» Data
================================

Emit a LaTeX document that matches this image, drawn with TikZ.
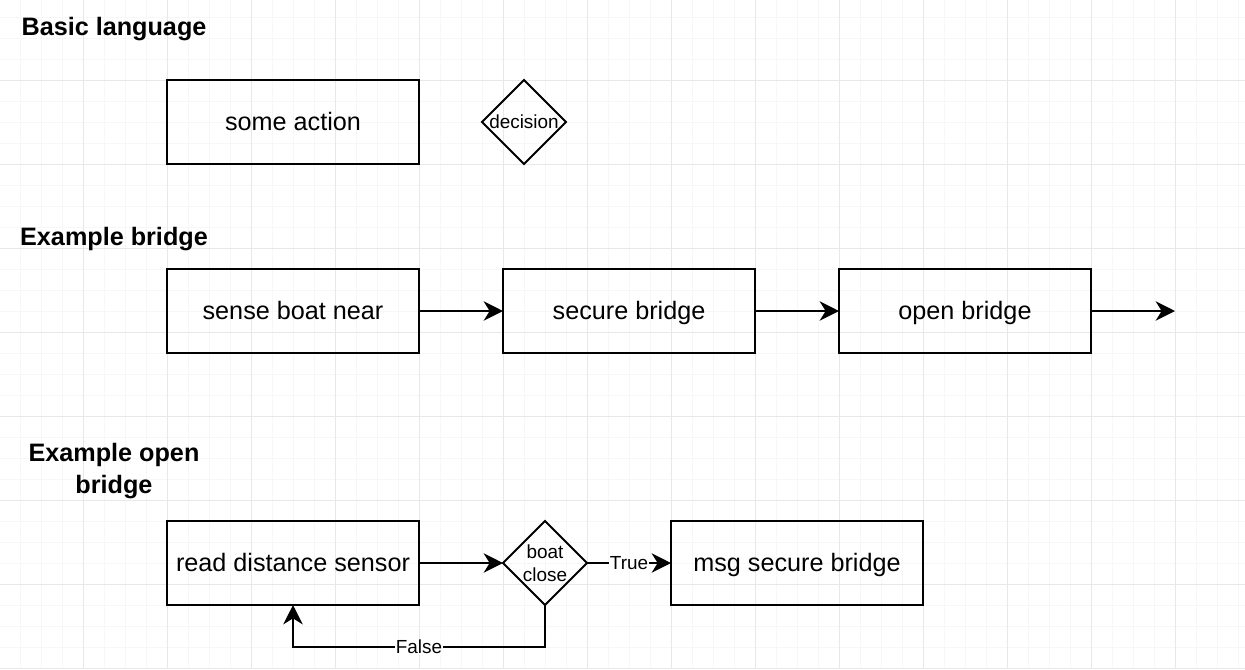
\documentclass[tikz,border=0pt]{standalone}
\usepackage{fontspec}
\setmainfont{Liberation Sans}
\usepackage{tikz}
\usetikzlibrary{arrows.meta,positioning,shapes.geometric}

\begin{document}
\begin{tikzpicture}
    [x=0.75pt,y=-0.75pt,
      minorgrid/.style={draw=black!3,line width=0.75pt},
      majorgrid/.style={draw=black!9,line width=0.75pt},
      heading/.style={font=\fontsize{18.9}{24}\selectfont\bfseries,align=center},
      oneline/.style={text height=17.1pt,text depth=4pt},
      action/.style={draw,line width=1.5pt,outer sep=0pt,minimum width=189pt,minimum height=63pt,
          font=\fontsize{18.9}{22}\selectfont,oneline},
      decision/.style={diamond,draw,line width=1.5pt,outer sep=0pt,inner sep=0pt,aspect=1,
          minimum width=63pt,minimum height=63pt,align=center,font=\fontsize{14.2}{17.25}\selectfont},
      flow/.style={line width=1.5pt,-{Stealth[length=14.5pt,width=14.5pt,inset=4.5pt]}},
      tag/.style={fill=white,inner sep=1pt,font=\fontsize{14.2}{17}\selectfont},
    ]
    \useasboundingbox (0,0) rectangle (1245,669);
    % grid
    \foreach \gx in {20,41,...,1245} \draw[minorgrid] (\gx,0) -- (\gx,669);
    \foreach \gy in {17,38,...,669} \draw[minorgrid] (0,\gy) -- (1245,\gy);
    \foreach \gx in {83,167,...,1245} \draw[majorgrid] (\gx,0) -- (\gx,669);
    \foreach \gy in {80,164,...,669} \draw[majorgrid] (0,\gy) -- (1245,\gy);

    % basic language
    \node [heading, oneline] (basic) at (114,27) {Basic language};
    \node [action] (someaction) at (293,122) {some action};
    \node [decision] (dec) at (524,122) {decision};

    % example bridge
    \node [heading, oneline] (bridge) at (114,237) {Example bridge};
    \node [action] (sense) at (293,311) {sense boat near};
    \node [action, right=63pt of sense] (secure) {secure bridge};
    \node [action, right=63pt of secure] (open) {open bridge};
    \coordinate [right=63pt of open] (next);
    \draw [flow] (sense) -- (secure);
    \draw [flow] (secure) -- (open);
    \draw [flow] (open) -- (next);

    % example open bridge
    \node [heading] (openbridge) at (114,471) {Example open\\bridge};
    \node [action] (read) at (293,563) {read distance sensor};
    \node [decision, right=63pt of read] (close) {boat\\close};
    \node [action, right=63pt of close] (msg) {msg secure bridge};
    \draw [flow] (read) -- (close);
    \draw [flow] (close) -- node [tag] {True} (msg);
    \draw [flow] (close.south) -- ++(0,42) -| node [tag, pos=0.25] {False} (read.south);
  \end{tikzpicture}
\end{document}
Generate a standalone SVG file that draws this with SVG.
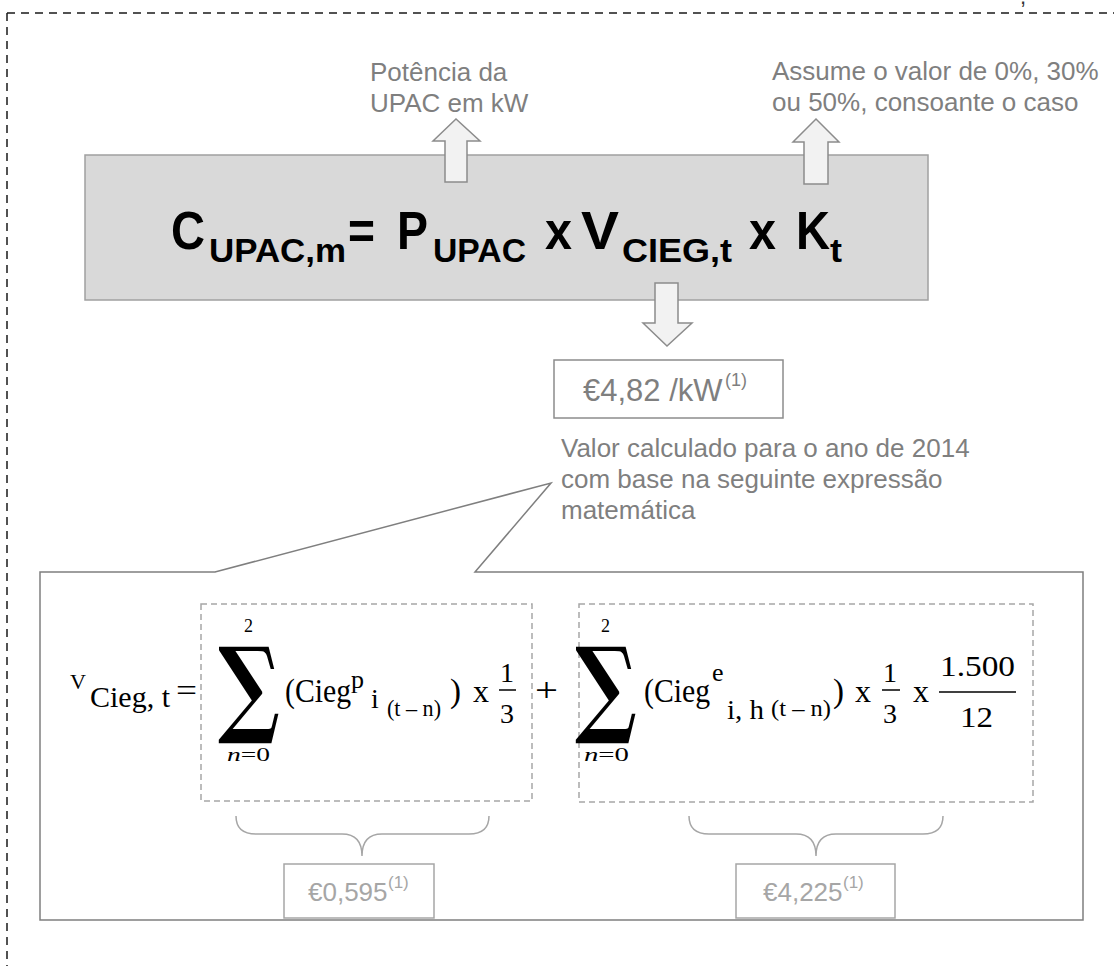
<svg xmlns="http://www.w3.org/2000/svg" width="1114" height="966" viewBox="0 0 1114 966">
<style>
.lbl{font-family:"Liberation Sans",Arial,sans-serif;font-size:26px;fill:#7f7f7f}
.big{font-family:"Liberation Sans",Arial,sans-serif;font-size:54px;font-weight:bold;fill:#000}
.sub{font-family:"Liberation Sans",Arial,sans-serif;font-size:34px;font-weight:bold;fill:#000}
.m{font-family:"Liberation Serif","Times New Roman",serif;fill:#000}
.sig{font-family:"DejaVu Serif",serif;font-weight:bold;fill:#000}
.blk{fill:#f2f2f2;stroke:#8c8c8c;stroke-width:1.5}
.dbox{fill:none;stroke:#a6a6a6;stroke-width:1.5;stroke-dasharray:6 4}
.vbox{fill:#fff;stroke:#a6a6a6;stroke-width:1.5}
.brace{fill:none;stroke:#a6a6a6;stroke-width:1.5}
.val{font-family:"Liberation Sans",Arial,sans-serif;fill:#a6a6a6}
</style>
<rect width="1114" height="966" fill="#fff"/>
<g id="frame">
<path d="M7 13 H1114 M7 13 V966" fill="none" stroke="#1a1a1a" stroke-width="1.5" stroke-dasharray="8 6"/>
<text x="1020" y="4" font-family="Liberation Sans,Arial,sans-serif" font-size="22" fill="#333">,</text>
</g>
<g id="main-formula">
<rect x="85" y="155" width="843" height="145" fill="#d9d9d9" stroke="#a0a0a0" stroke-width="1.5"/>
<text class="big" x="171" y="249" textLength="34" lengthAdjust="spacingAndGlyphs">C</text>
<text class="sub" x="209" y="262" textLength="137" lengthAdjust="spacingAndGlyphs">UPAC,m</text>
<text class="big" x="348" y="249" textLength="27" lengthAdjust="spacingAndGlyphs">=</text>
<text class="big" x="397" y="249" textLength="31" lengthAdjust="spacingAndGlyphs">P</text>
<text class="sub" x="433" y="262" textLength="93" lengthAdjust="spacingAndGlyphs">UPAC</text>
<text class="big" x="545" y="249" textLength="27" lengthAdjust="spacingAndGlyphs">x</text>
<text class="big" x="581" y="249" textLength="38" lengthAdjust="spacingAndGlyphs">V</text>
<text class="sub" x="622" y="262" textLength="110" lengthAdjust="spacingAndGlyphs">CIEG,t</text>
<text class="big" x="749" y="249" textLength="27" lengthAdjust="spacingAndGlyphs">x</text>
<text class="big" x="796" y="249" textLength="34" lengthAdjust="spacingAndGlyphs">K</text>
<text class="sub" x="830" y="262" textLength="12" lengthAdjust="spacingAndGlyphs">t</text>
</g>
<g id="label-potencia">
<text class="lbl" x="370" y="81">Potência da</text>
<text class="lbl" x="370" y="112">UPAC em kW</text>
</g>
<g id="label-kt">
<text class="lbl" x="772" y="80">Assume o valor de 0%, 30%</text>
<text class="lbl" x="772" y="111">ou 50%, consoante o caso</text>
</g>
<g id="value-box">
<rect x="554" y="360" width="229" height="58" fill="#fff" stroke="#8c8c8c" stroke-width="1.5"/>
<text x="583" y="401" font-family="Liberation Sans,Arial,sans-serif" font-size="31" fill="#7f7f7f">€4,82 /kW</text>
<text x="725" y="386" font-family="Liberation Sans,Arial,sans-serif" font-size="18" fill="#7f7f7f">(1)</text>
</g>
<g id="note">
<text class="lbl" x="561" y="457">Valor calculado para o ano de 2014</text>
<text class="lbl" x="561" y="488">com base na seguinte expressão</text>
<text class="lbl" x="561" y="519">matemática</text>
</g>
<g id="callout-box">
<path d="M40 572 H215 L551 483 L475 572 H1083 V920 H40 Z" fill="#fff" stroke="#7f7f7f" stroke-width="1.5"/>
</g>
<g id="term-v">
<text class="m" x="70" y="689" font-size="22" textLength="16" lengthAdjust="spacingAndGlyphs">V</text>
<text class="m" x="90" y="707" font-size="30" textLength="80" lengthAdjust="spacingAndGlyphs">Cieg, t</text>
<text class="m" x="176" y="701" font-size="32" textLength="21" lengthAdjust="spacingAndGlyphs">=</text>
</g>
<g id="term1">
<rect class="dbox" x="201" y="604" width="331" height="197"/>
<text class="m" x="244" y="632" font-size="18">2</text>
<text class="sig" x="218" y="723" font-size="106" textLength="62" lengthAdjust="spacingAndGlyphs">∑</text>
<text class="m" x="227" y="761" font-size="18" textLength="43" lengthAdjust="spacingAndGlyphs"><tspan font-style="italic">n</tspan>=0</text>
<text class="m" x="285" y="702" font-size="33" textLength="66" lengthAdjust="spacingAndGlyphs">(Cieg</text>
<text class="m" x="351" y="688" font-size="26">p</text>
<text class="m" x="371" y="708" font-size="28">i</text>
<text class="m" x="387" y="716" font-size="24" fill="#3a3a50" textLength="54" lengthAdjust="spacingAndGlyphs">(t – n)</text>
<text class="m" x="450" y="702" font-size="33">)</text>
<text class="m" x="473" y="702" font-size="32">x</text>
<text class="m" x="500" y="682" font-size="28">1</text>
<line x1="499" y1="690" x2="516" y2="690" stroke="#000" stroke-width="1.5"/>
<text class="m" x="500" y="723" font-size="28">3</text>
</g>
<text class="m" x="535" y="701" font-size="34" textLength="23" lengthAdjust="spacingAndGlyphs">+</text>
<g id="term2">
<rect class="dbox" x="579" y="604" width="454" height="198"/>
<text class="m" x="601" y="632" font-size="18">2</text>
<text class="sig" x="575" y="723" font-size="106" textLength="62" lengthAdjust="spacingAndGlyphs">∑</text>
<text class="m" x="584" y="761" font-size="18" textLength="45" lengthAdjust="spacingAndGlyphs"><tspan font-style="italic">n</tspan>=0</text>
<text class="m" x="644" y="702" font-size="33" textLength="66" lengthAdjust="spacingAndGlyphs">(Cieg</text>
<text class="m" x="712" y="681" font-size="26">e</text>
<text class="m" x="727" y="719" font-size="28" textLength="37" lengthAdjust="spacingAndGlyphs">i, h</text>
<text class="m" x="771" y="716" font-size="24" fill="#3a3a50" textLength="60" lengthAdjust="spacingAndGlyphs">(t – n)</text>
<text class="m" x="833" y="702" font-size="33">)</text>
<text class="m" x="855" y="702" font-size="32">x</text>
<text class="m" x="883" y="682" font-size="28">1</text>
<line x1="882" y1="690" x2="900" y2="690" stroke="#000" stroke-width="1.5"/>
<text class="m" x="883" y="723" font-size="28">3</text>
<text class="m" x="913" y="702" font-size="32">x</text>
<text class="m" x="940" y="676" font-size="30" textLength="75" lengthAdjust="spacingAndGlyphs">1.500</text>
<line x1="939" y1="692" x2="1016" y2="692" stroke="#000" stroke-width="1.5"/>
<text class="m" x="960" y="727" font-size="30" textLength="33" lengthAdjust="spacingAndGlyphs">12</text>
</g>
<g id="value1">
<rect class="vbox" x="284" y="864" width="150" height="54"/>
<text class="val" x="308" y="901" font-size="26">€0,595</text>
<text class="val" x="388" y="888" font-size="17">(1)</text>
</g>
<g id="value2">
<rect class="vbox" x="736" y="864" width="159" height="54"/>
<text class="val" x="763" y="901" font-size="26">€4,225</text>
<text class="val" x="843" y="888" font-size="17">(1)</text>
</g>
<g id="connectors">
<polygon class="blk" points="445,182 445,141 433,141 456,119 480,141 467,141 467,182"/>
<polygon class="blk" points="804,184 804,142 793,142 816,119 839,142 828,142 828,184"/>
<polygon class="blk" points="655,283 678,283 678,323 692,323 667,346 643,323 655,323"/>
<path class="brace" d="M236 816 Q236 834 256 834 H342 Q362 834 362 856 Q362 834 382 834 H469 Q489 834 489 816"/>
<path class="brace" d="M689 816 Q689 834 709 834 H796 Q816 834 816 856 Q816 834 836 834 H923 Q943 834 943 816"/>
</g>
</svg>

================================

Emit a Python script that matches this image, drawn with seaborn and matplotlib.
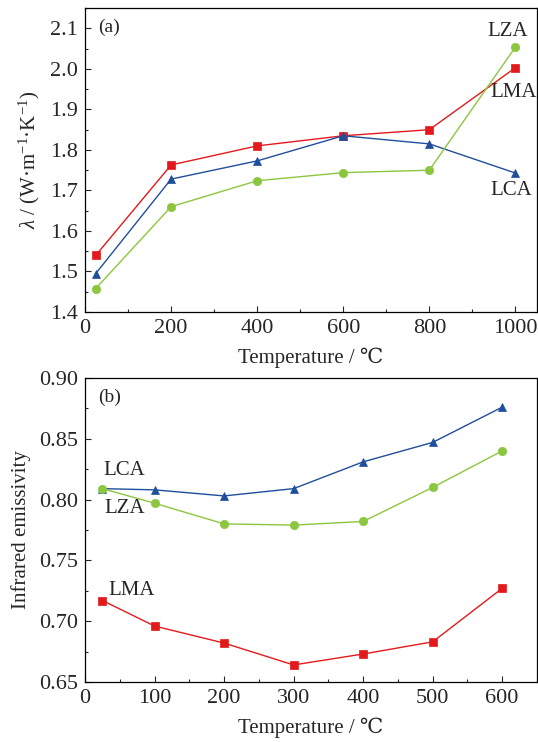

================================

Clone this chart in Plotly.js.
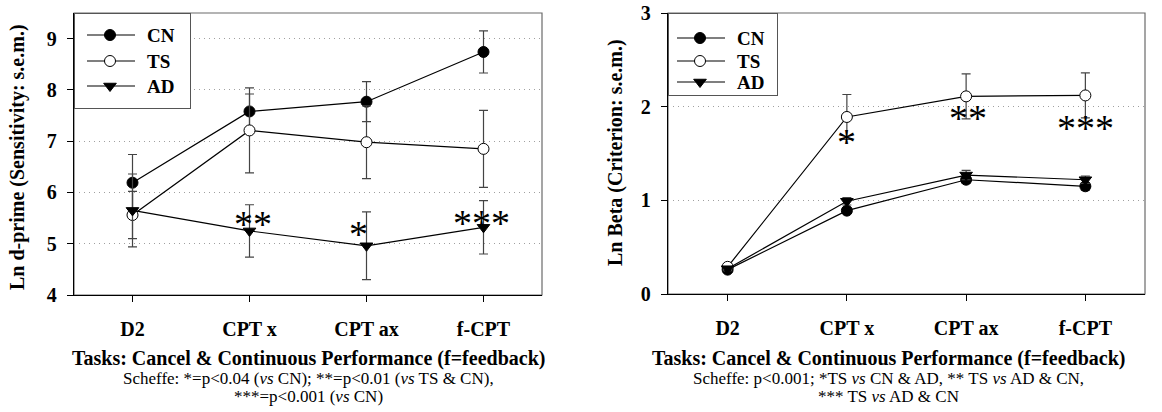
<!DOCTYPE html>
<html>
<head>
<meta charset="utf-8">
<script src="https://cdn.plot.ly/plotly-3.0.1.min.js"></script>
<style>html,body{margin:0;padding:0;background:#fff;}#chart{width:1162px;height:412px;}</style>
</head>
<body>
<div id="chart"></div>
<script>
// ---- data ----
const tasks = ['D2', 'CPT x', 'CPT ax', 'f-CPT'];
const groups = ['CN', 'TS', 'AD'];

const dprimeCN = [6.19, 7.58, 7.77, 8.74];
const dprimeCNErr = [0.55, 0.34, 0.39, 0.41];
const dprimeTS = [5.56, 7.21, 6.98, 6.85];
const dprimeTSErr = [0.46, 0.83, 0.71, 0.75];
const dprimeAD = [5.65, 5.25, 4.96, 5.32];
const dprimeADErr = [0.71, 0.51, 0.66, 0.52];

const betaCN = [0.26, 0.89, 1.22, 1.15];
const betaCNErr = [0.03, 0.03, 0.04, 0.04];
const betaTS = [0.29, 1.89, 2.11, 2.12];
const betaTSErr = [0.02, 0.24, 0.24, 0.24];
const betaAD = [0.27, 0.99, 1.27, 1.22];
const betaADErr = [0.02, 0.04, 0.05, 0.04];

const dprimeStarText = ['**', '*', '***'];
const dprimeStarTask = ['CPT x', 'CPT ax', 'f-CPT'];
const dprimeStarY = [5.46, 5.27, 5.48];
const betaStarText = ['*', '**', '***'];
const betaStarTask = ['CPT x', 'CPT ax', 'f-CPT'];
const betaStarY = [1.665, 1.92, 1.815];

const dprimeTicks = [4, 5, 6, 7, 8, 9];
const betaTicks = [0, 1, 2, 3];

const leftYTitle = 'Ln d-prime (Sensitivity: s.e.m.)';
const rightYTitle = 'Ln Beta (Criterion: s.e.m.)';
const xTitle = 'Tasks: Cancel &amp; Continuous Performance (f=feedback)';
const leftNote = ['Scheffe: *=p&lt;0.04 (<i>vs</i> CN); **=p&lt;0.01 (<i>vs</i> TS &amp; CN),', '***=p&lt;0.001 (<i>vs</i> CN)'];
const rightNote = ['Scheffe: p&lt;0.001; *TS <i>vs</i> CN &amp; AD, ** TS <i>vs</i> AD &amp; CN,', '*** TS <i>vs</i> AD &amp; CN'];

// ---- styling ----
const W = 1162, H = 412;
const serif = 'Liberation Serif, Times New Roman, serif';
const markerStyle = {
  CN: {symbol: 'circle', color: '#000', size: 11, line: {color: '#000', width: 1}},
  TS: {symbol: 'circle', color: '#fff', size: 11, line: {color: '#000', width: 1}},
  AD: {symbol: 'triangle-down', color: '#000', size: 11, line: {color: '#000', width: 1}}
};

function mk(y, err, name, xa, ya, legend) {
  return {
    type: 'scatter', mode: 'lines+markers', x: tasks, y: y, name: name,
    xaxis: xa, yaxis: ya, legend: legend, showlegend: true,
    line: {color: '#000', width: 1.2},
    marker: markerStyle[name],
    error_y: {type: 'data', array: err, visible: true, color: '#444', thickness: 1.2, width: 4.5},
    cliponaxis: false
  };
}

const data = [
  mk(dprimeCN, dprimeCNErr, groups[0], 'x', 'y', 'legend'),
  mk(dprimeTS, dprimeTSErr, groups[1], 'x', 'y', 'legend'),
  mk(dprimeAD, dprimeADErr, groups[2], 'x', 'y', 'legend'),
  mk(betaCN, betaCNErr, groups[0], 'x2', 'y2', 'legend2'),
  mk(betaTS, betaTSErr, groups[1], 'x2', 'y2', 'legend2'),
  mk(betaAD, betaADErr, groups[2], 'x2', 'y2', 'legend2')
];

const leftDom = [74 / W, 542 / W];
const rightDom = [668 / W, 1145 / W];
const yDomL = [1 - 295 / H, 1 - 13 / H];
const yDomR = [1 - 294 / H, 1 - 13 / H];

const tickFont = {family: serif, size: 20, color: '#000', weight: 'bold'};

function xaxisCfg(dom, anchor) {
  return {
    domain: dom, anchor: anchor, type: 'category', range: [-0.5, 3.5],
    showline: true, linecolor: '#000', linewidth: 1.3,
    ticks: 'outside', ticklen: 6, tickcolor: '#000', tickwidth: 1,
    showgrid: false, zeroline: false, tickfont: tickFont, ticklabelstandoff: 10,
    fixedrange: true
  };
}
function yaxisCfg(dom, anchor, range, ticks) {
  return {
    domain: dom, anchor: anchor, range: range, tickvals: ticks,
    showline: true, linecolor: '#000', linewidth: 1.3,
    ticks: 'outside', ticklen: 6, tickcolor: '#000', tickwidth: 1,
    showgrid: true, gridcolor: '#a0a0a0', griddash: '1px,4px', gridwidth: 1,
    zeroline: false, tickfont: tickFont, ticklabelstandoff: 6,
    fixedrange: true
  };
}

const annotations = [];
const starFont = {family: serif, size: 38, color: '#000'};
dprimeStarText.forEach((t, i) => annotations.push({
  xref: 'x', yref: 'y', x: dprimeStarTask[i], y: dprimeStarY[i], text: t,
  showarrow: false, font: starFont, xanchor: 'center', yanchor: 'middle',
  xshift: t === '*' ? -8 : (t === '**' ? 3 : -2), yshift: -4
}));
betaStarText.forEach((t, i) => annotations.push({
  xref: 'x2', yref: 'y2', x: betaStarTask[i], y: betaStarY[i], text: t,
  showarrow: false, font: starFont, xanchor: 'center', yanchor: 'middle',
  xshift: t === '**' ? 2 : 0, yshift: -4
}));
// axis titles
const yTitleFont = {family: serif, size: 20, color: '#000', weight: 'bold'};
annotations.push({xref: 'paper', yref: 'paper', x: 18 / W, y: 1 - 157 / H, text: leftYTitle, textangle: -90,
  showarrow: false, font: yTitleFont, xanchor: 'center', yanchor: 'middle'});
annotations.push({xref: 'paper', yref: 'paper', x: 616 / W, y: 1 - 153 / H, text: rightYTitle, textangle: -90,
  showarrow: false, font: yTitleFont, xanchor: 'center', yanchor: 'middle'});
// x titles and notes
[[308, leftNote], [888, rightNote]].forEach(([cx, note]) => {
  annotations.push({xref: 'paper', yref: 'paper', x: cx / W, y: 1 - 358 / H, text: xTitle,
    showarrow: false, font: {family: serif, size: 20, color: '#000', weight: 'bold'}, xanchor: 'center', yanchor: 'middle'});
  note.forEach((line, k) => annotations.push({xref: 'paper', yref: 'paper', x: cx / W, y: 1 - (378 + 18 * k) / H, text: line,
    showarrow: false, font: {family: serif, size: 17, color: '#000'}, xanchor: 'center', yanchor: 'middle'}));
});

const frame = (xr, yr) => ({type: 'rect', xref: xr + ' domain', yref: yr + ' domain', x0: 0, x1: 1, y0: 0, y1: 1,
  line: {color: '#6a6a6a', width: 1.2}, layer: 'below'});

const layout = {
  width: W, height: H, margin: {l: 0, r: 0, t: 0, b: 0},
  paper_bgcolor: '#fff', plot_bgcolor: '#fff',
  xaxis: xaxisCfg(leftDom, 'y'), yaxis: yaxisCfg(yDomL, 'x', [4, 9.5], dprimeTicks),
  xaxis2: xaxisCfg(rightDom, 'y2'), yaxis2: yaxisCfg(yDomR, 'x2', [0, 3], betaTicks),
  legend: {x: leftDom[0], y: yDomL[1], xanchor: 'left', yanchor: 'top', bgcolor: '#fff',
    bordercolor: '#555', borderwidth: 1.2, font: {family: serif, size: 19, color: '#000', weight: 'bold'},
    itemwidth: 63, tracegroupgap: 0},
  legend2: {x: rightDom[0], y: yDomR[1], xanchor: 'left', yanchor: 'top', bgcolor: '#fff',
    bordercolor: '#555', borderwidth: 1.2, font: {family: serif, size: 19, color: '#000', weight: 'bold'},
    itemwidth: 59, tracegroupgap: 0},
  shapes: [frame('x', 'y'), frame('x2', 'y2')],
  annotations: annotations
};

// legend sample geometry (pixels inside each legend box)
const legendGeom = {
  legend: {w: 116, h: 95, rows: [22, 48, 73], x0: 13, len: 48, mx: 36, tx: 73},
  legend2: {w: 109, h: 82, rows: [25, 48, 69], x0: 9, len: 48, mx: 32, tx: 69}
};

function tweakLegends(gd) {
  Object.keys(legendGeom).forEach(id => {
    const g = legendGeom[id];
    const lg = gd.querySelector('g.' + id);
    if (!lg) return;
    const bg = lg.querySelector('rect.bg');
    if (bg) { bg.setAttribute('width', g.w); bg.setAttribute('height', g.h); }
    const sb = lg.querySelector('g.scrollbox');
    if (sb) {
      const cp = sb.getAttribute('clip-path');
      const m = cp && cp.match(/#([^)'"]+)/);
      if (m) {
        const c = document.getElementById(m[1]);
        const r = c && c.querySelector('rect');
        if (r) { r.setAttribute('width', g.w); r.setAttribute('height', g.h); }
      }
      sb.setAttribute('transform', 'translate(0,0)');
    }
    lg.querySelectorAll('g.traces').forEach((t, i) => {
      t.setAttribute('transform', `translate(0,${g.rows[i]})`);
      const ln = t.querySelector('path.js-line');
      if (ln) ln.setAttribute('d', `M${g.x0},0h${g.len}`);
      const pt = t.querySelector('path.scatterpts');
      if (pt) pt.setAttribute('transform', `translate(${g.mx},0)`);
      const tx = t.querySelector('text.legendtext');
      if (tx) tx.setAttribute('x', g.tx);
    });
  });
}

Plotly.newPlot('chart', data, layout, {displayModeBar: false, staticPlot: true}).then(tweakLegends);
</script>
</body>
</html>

================================

» Exercise aim
Beginning at the line above that contains "Emit a LaTeX", repeat each line exactly through the one that contains "[decision] (dec) at", and leave out the pictures.

» Response below
Emit a LaTeX document that matches this image, drawn with TikZ.
\documentclass[tikz,border=0pt]{standalone}
\usepackage{fontspec}
\setmainfont{Liberation Sans}
\usepackage{tikz}
\usetikzlibrary{arrows.meta,positioning,shapes.geometric}

\begin{document}
\begin{tikzpicture}
    [x=0.75pt,y=-0.75pt,
      minorgrid/.style={draw=black!3,line width=0.75pt},
      majorgrid/.style={draw=black!9,line width=0.75pt},
      heading/.style={font=\fontsize{18.9}{24}\selectfont\bfseries,align=center},
      oneline/.style={text height=17.1pt,text depth=4pt},
      action/.style={draw,line width=1.5pt,outer sep=0pt,minimum width=189pt,minimum height=63pt,
          font=\fontsize{18.9}{22}\selectfont,oneline},
      decision/.style={diamond,draw,line width=1.5pt,outer sep=0pt,inner sep=0pt,aspect=1,
          minimum width=63pt,minimum height=63pt,align=center,font=\fontsize{14.2}{17.25}\selectfont},
      flow/.style={line width=1.5pt,-{Stealth[length=14.5pt,width=14.5pt,inset=4.5pt]}},
      tag/.style={fill=white,inner sep=1pt,font=\fontsize{14.2}{17}\selectfont},
    ]
    \useasboundingbox (0,0) rectangle (1245,669);
    % grid
    \foreach \gx in {20,41,...,1245} \draw[minorgrid] (\gx,0) -- (\gx,669);
    \foreach \gy in {17,38,...,669} \draw[minorgrid] (0,\gy) -- (1245,\gy);
    \foreach \gx in {83,167,...,1245} \draw[majorgrid] (\gx,0) -- (\gx,669);
    \foreach \gy in {80,164,...,669} \draw[majorgrid] (0,\gy) -- (1245,\gy);

    % basic language
    \node [heading, oneline] (basic) at (114,27) {Basic language};
    \node [action] (someaction) at (293,122) {some action};
    \node [decision] (dec) at (524,122) {decision};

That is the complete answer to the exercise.